**Do this:**
Extract the lines of the material below, beginning with the first and ending with the line that holds "return 1 - (p - OFF) / H". Skip every picture.

**Stored data:**
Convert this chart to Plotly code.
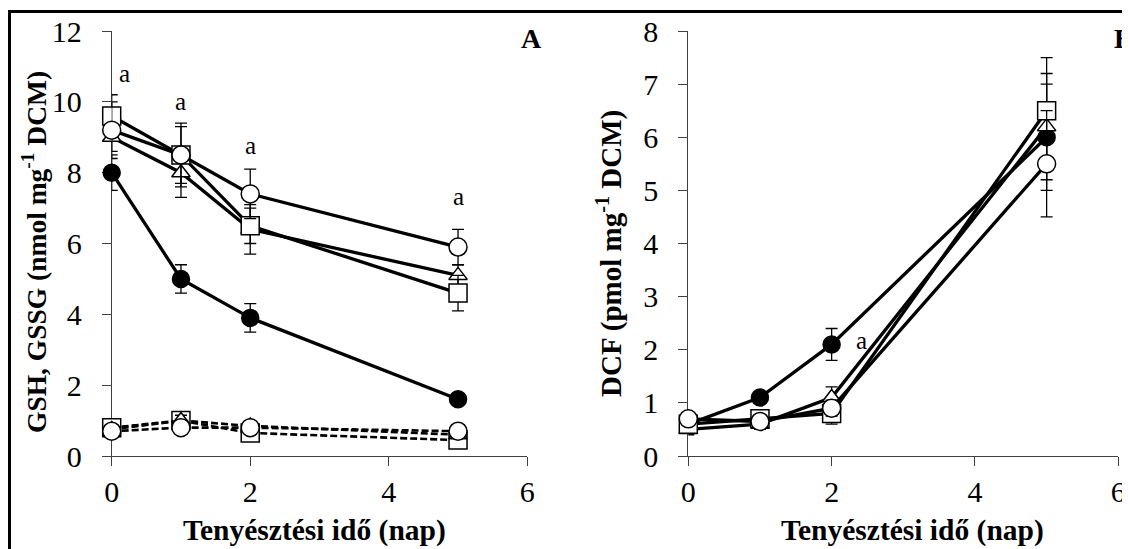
import plotly.graph_objects as go

# page offset of the plot div (browser default body margin) is compensated below
OFF = 8
W, H = 1130 - OFF, 549 - OFF

# ---------------- data ----------------
days = [0, 1, 2, 5]

# Panel A: GSH (solid lines)
gsh_filled_circle = [8.0, 5.0, 3.9, 1.6]
gsh_filled_circle_err = [0.5, 0.4, 0.4, 0.1]
gsh_square = [9.6, 8.5, 6.5, 4.6]
gsh_square_err = [0.6, 0.9, 0.5, 0.5]
gsh_triangle = [9.0, 8.0, 6.4, 5.1]
gsh_triangle_err = [0.4, 0.7, 0.7, 0.3]
gsh_circle = [9.2, 8.5, 7.4, 5.9]
gsh_circle_err = [0.8, 0.8, 0.7, 0.5]

# Panel A: GSSG (dashed lines)
gssg_square = [0.8, 1.0, 0.65, 0.45]
gssg_triangle = [0.75, 1.0, 0.85, 0.6]
gssg_circle = [0.7, 0.8, 0.8, 0.7]
gssg_err = [0.1, 0.15, 0.15, 0.1]

# Panel B: DCF
dcf_filled_circle = [0.6, 1.1, 2.1, 6.0]
dcf_filled_circle_err = [0.1, 0.1, 0.3, 1.0]
dcf_square = [0.6, 0.7, 0.8, 6.5]
dcf_square_err = [0.1, 0.1, 0.2, 1.0]
dcf_triangle = [0.5, 0.6, 1.1, 6.2]
dcf_triangle_err = [0.1, 0.1, 0.2, 1.0]
dcf_circle = [0.7, 0.65, 0.9, 5.5]
dcf_circle_err = [0.1, 0.1, 0.15, 1.0]

# significance letters
sig_a_x = [0.18, 1.0, 2.0, 5.0]
sig_a_y = [10.8, 10.0, 8.76, 7.33]
sig_b_x = [2.41]
sig_b_y = [2.18]

x_ticks = [0, 2, 4, 6]
ya_ticks = [0, 2, 4, 6, 8, 10, 12]
yb_ticks = [0, 1, 2, 3, 4, 5, 6, 7, 8]

title_x = "Tenyésztési idő (nap)"
title_ya = "GSH, GSSG (nmol mg<sup>-1</sup> DCM)"
title_yb = "DCF (pmol mg<sup>-1</sup> DCM)"

# ---------------- figure ----------------
SERIF = "Liberation Serif"
fig = go.Figure()

def px_x(p):
    return (p - OFF) / W

def px_y(p):
    return 1 - (p - OFF) / H

mk = {
    "filled": dict(symbol="circle", size=17, color="black", line=dict(color="black", width=1.5)),
    "square": dict(symbol="square", size=18, color="white", line=dict(color="black", width=1.5)),
    "triangle": dict(symbol="triangle-up", size=16, color="white", line=dict(color="black", width=1.5)),
    "circle": dict(symbol="circle", size=18, color="white", line=dict(color="black", width=1.5)),
}

def add(y, err, kind, xa, ya, dash="solid", lw=3.3):
    fig.add_trace(go.Scatter(
        x=days, y=y, mode="lines+markers",
        line=dict(color="black", width=lw, dash=dash),
        marker=mk[kind],
        error_y=dict(type="data", array=err, visible=True, color="black", thickness=1.3, width=6),
        xaxis=xa, yaxis=ya, cliponaxis=False, showlegend=False,
    ))

# Panel A dashed (GSSG)
add(gssg_square, gssg_err, "square", "x", "y", dash="7px,3px", lw=2.6)
add(gssg_triangle, gssg_err, "triangle", "x", "y", dash="7px,3px", lw=2.6)
add(gssg_circle, gssg_err, "circle", "x", "y", dash="7px,3px", lw=2.6)
# Panel A solid (GSH)
add(gsh_filled_circle, gsh_filled_circle_err, "filled", "x", "y")
add(gsh_triangle, gsh_triangle_err, "triangle", "x", "y")
add(gsh_square, gsh_square_err, "square", "x", "y")
add(gsh_circle, gsh_circle_err, "circle", "x", "y")

# Panel B
add(dcf_filled_circle, dcf_filled_circle_err, "filled", "x2", "y2")
add(dcf_triangle, dcf_triangle_err, "triangle", "x2", "y2")
add(dcf_square, dcf_square_err, "square", "x2", "y2")
add(dcf_circle, dcf_circle_err, "circle", "x2", "y2")

axis_common = dict(
    showgrid=False, zeroline=False, showline=True, linecolor="#404040", linewidth=1,
    ticks="outside", ticklen=9, tickwidth=1, tickcolor="#404040", automargin=False,
    tickfont=dict(family=SERIF, size=30, color="black"), layer="below traces",
)

ydom = [px_y(456), px_y(31)]
fig.update_layout(
    width=W, height=H, autosize=False,
    margin=dict(l=0, r=0, t=0, b=0, pad=0, autoexpand=False),
    paper_bgcolor="white", plot_bgcolor="white",
    showlegend=False,
    xaxis=dict(domain=[px_x(111.7), px_x(527.3)], range=[0, 6], tickvals=x_ticks,
               anchor="y", ticklabelstandoff=0, **axis_common),
    yaxis=dict(domain=ydom, range=[0, 12], tickvals=ya_ticks, anchor="x",
               ticklabelstandoff=14, **axis_common),
    xaxis2=dict(domain=[px_x(688.3), px_x(1118.3)], range=[0, 6], tickvals=x_ticks,
                anchor="y2", ticklabelstandoff=0, **axis_common),
    yaxis2=dict(domain=ydom, range=[0, 8], tickvals=yb_ticks, anchor="x2",
                ticklabelstandoff=14, **axis_common),
)

ann = []
for xx, yy in zip(sig_a_x, sig_a_y):
    ann.append(dict(x=xx, y=yy, xref="x", yref="y", text="a", showarrow=False,
                    font=dict(family=SERIF, size=25, color="black")))
for xx, yy in zip(sig_b_x, sig_b_y):
    ann.append(dict(x=xx, y=yy, xref="x2", yref="y2", text="a", showarrow=False,
                    font=dict(family=SERIF, size=25, color="black")))

bold_x = dict(family=SERIF, size=29.5, color="black")
bold_ya = dict(family=SERIF, size=27.5, color="black")
bold_yb = dict(family=SERIF, size=29, color="black")
bold = dict(family=SERIF, size=28, color="black")
ann += [
    dict(x=px_x(314), y=px_y(530), xref="paper", yref="paper", text="<b>" + title_x + "</b>",
         showarrow=False, font=bold_x, xanchor="center", yanchor="middle"),
    dict(x=px_x(912), y=px_y(530), xref="paper", yref="paper", text="<b>" + title_x + "</b>",
         showarrow=False, font=bold_x, xanchor="center", yanchor="middle"),
    dict(x=px_x(35), y=px_y(252), xref="paper", yref="paper", text="<b>" + title_ya + "</b>",
         showarrow=False, font=bold_ya, textangle=-90, xanchor="center", yanchor="middle"),
    dict(x=px_x(609), y=px_y(254), xref="paper", yref="paper", text="<b>" + title_yb + "</b>",
         showarrow=False, font=bold_yb, textangle=-90, xanchor="center", yanchor="middle"),
    dict(x=px_x(531), y=px_y(38), xref="paper", yref="paper", text="<b>A</b>",
         showarrow=False, font=bold, xanchor="center", yanchor="middle"),
    dict(x=px_x(1112), y=px_y(39), xref="paper", yref="paper", text="<b>B</b>",
         showarrow=False, font=bold, xanchor="left", yanchor="middle"),
]
fig.update_layout(annotations=ann)

# outer frame (top and left edges)
fig.add_shape(type="line", xref="paper", yref="paper", x0=px_x(8.5), x1=1.0,
              y0=px_y(11.5), y1=px_y(11.5), line=dict(color="black", width=3))
fig.add_shape(type="line", xref="paper", yref="paper", x0=px_x(9.5), x1=px_x(9.5),
              y0=px_y(10), y1=0, line=dict(color="black", width=3))

fig.write_html("out.html")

**Response to the exercise:**
Convert this chart to Plotly code.
import plotly.graph_objects as go

# page offset of the plot div (browser default body margin) is compensated below
OFF = 8
W, H = 1130 - OFF, 549 - OFF

# ---------------- data ----------------
days = [0, 1, 2, 5]

# Panel A: GSH (solid lines)
gsh_filled_circle = [8.0, 5.0, 3.9, 1.6]
gsh_filled_circle_err = [0.5, 0.4, 0.4, 0.1]
gsh_square = [9.6, 8.5, 6.5, 4.6]
gsh_square_err = [0.6, 0.9, 0.5, 0.5]
gsh_triangle = [9.0, 8.0, 6.4, 5.1]
gsh_triangle_err = [0.4, 0.7, 0.7, 0.3]
gsh_circle = [9.2, 8.5, 7.4, 5.9]
gsh_circle_err = [0.8, 0.8, 0.7, 0.5]

# Panel A: GSSG (dashed lines)
gssg_square = [0.8, 1.0, 0.65, 0.45]
gssg_triangle = [0.75, 1.0, 0.85, 0.6]
gssg_circle = [0.7, 0.8, 0.8, 0.7]
gssg_err = [0.1, 0.15, 0.15, 0.1]

# Panel B: DCF
dcf_filled_circle = [0.6, 1.1, 2.1, 6.0]
dcf_filled_circle_err = [0.1, 0.1, 0.3, 1.0]
dcf_square = [0.6, 0.7, 0.8, 6.5]
dcf_square_err = [0.1, 0.1, 0.2, 1.0]
dcf_triangle = [0.5, 0.6, 1.1, 6.2]
dcf_triangle_err = [0.1, 0.1, 0.2, 1.0]
dcf_circle = [0.7, 0.65, 0.9, 5.5]
dcf_circle_err = [0.1, 0.1, 0.15, 1.0]

# significance letters
sig_a_x = [0.18, 1.0, 2.0, 5.0]
sig_a_y = [10.8, 10.0, 8.76, 7.33]
sig_b_x = [2.41]
sig_b_y = [2.18]

x_ticks = [0, 2, 4, 6]
ya_ticks = [0, 2, 4, 6, 8, 10, 12]
yb_ticks = [0, 1, 2, 3, 4, 5, 6, 7, 8]

title_x = "Tenyésztési idő (nap)"
title_ya = "GSH, GSSG (nmol mg<sup>-1</sup> DCM)"
title_yb = "DCF (pmol mg<sup>-1</sup> DCM)"

# ---------------- figure ----------------
SERIF = "Liberation Serif"
fig = go.Figure()

def px_x(p):
    return (p - OFF) / W

def px_y(p):
    return 1 - (p - OFF) / H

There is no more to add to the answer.